A Singstar song is just about the same as a Rock Band song, but without the whole guitar, bass or drums nonsense. You sing to lyrics, and try to match your pitch with the pitch-meter thingy. If these Singstar microphones are supposed to be more sensitive in detecting audio than the ordinary Rock Band microphones, then I wasn’t able to tell. I was just as capable of humming through songs and succeeding as I was in other musically-inclined games. So curses, Sony.

Okay, there may actually be one difference. Now you can speak into the microphone a song’s name, and it will highlight that song for you. Such a great advancement in vocal recognition, used on such an insignificant feature.

Though there are a few key differences that make the game more karaoke-friendly; you can elect to sing either an entire song or a 90 second clip, for one. And instead of watching a polygon-rendered caricature of a band doing generic animations and singing songs that they didn’t write in the background, you get to stare at the real music videos and watch Freddie Mercury sing, dance and hump as only Freddie Mercury can.

Plus you can record, save and play back your own performance at your desire, in case there’s a memorable (or memorably bad) performance (and there will be many of the latter) you’d like to share with the world. If you have an Eyetoy camera, you can record video performances, but that goes back to the problem in the first paragraph about giving Sony money. You can connect online and download amateur videos of other singers, you know, just in case Youtube doesn’t give you your fill of amateur karaoke.

And if you can find more than one drunk individual to sing with, then Singstar definitely excels as a multiplayer game. You can either get a second person to sing the David Bowie duet, or sing competitively for points, or play the strange party game concoction where people pass a microphone around like it’s a hot potato. Apparently, there are people all around the country having Singstar parties. I wonder if these people exist in caves and have never heard of Rock Band. Or maybe they’re Abba fans. I don’t know.   Finally, you can just be like me and play the practice mode, where you’re not scored and you can really belt out the tunes the way Freddie Mercury never intended you to.

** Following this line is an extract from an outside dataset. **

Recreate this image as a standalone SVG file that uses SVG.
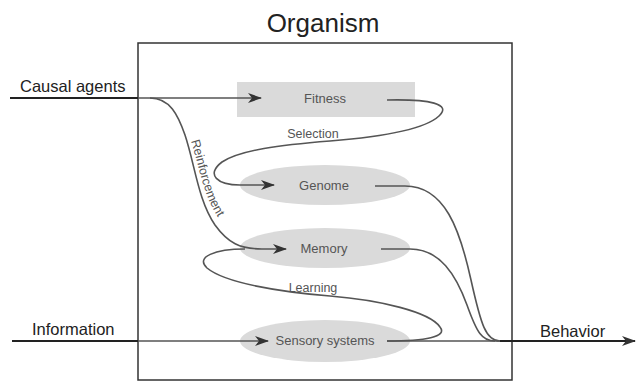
<svg xmlns="http://www.w3.org/2000/svg" width="636" height="381" viewBox="0 0 636 381">
<style>
.node{fill:#dadada;stroke:none}
.nl{font-family:"Liberation Sans",Arial,sans-serif;font-size:13px;fill:#555;text-anchor:middle}
.ol{font-family:"Liberation Sans",Arial,sans-serif;font-size:16.5px;fill:#222}
.c{fill:none;stroke:#555;stroke-width:1.6}
.cd{fill:none;stroke:#222;stroke-width:1.8}
.cl{font-family:"Liberation Sans",Arial,sans-serif;font-size:12.5px;fill:#555}
</style>
<defs>
<marker id="ah" viewBox="0 0 14 10" refX="13" refY="5" markerWidth="14" markerHeight="10" markerUnits="userSpaceOnUse" orient="auto">
<path d="M0,0 L14,5 L0,10 L4,5 z" fill="#333"/>
</marker>
<path id="rp" d="M191,141 C199,166 203,195 219,219"/>
</defs>
<rect width="636" height="381" fill="#fff"/>
<g id="organism">
<rect x="138" y="43" width="374" height="337" fill="none" stroke="#333" stroke-width="1.5"/>
<text x="323" y="32" font-family="Liberation Sans,Arial,sans-serif" font-size="26" fill="#222" text-anchor="middle">Organism</text>
</g>
<g id="fitness"><rect class="node" x="237" y="82" width="178" height="35"/><text class="nl" x="325" y="103">Fitness</text></g>
<g id="genome"><ellipse class="node" cx="325" cy="185" rx="85" ry="20"/><text class="nl" x="324" y="190">Genome</text></g>
<g id="memory"><ellipse class="node" cx="325" cy="248" rx="85" ry="20"/><text class="nl" x="324" y="253">Memory</text></g>
<g id="sensory"><ellipse class="node" cx="325" cy="341" rx="85" ry="21"/><text class="nl" x="325" y="345">Sensory systems</text></g>
<g id="connectors">
<path class="cd" d="M10,98 H138"/>
<path class="c" d="M138,98 H261" marker-end="url(#ah)"/>
<path class="cd" d="M12,341 H138"/>
<path class="c" d="M138,341 H268" marker-end="url(#ah)"/>
<path class="c" d="M150,98 C170,98 178,115 185,135 C195,165 198,200 215,225 C228,243 240,249 262,249 L286,249" marker-end="url(#ah)"/>
<path class="c" d="M387,100 C430,99 452,104 439,116 C425,129 380,137 330,141 C280,145 240,150 222,162 C205,175 218,185 240,185 L274,185" marker-end="url(#ah)"/>
<path class="c" d="M387,341 C425,341 448,337 440,327 C430,312 380,300 330,296 C280,292 225,283 207,268 C195,257 215,249 245,249"/>
<path class="c" d="M375,186 H405 C445,186 460,230 471,280 C481,325 486,341 500,341"/>
<path class="c" d="M381,249 H410 C440,249 456,275 467,305 C477,333 482,341 495,341"/>
<path class="c" d="M387,341 H500"/>
<path class="cd" d="M500,341 H635" marker-end="url(#ah)"/>
<text class="cl" x="313" y="138" text-anchor="middle">Selection</text>
<text class="cl" x="313" y="292" text-anchor="middle" font-size="12">Learning</text>
<text class="cl" font-size="11.5"><textPath href="#rp" startOffset="0">Reinforcement</textPath></text>
</g>
<text class="ol" x="20" y="92">Causal agents</text>
<text class="ol" x="32" y="335">Information</text>
<text class="ol" x="540" y="337">Behavior</text>
</svg>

But after playing the Singstar PS3 game and this, I can safely say that this game is but a another petty track pack. There’s no historical facts or band interviews or anything that could give players insight into the spandex-clad heroes of rock. Feature for feature, menu for menu, this game is identical to that other Singstar PS3 game. It’s also something of a shame that you can’t copy the songs to the hard drive and use for that very same Singstar game.

So ultimately, it’ll be up to you to decide if 25 Queen songs is worth $45. My argument is that; it’s Queen, you’ll be hard-pressed to find any other band that will encourage people to jump off the sofa and belt vocals from the bottom of their diaphragm. Especially my fellow citizens of , walking out of the front door of the Panasonic Theatre after their hearts had been filled with joy from watching We Will Rock You. They’re going to need some way to let out all of that excitement and sexual energy, and what better way to do so than to watch the real Freddie’s real mustache do its thing?